Now, certainly, some executives are overpaid, especially when the top management of a company controls the board of directors and the executives thus get to set their own salaries. But there are also overpaid movie stars and sports figures. Somewhere in the world, there is probably an overpaid historian, although I’ve never met one.

But what’s a good executive worth? Well, sometimes he or she has been worth the whole company.

Henry Ford invented the mass-market automobile, and his engineering genius created both a great fortune and one of the world’s largest corporations. But toward the end of his life, his slapdash, highly idiosyncratic, and increasingly paranoiac approach to management went a long way toward wrecking both. Under Henry I, costs were estimated, to the extent they were estimated at all, by weighing piles of invoices. It was Henry Ford II—no genius, just a first-rate executive—who created the modern Ford Motor Company (1992 sales: $100 billion) out of the chaos left by his grandfather.

Or consider Sears, Roebuck: Having given their names to one of the most famous corporations in the world, both Richard Warren Sears and Alvah Curtis Roebuck are immortal.
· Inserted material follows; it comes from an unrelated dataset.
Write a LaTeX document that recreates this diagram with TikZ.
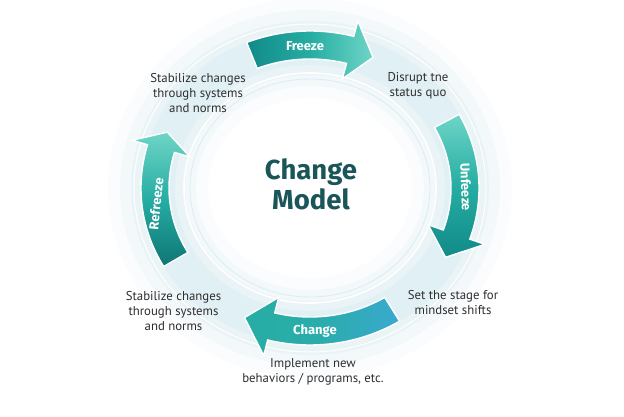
\documentclass[tikz,border=0pt]{standalone}
\usepackage{fontspec}
\setmainfont{PT Sans}
\newfontfamily\boldfam{Fira Sans}
\definecolor{glow}{HTML}{CFE9F0}
\definecolor{tealA}{HTML}{118A88}
\definecolor{tealB}{HTML}{26ADA3}
\definecolor{tealC}{HTML}{6ED5C7}
\definecolor{blueT}{HTML}{3AA9CF}
\definecolor{titlecol}{HTML}{1A5659}
\definecolor{txt}{HTML}{2E2E2E}
\newcommand{\ringarrow}[4]{%
  \path[draw=white, line width=1.4, #4]
    (#1:169 and 157) arc[start angle=#1, end angle=#2, x radius=169, y radius=157]
    -- (#2:185 and 173) -- (#3:155 and 143) -- (#2:125 and 113)
    -- (#2:141 and 129) arc[start angle=#2, end angle=#1, x radius=141, y radius=129]
    -- cycle;}
\tikzset{
  body/.style={font=\fontsize{12.8}{15}\selectfont, text=txt, align=center},
  arrowlabel/.style={font=\boldfam\bfseries\fontsize{13}{15}\selectfont, text=white},
}
\begin{document}
\begin{tikzpicture}[x=1pt,y=1pt]
\useasboundingbox (0,0) rectangle (624,416);
\fill[white] (0,0) rectangle (624,416);
\begin{scope}[shift={(310,228)}]
  \foreach \lw/\op in {100/0.10, 76/0.16, 54/0.24, 34/0.32}
    \draw[glow, line width=\lw, opacity=\op] (0,0) ellipse[x radius=152, y radius=140];
  \draw[white, line width=1.6] (0,0) ellipse[x radius=126, y radius=115];
  \draw[white, line width=1] (0,0) ellipse[x radius=176, y radius=164];
  \draw[glow, line width=0.8, opacity=0.7] (0,0) ellipse[x radius=120, y radius=109];
  % arrows
  \ringarrow{112}{75}{66}{left color=tealA, right color=tealC, middle color=tealB}
  \ringarrow{28}{-19}{-29}{top color=tealC, bottom color=tealA, middle color=tealB}
  \ringarrow{-58}{-104.5}{-115}{left color=tealB, right color=blueT, middle color=tealB!80!blueT}
  \ringarrow{210}{164}{157}{top color=tealC, bottom color=tealA!85!black, middle color=tealB}
\end{scope}
% arrow labels
\node[arrowlabel] (lfreeze) at (305,370) {Freeze};
\node[arrowlabel, rotate=-88] (lunfreeze) at (466,229) {Unfeeze};
\node[arrowlabel] (lchange) at (315,85) {Change};
\node[arrowlabel, rotate=84] (lrefreeze) at (156,212) {Refreeze};
% title
\node[font=\boldfam\bfseries\fontsize{27.5}{30}\selectfont, text=titlecol, align=center] (title) at (311,232) {Change\\Model};
% descriptions
\node[body] (tl) at (198,323) {Stabilize changes\\through systems\\and norms};
\node[body] (tr) at (418,330) {Disrupt tne\\status quo};
\node[body] (br) at (453,113.5) {Set the stage for\\mindset shifts};
\node[body] (bl) at (173.5,105) {Stabilize changes\\through systems\\and norms};
\node[body] (bot) at (313,44) {Implement new\\behaviors / programs, etc.};
\end{tikzpicture}
\end{document}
But it was the now nearly forgotten Julius Rosenwald who turned Sears, Roebuck from a shapeless, inefficient, rapidly expanding corporate mess into the retailing titan of much of the twentieth century. Indeed, there is probably nothing wrong with the modern-day Sears, Roebuck, that a modern-day Julius Rosenwald couldn’t fix, if only the company could find one.

Rosenwald was born in Springfield, Illinois, where his father managed a clothing store, in a house only a block away from Lincoln’s, in 1862. Leaving high school after two years, the young Rosenwald eventually moved to Chicago and opened a company that manufactured men’s summer wear in 1885. The company flourished from the start, but ten years later, he sold out to purchase an interest in the even faster growing Sears, Roebuck.

Richard Sears, trained as a railroad telegrapher, had discovered he could sell in 1886, when he was 23. A cash-on-delivery shipment of watches had been refused by a local jeweler in Redwood Falls, Minnesota, where Sears was agent for the Minneapolis and St.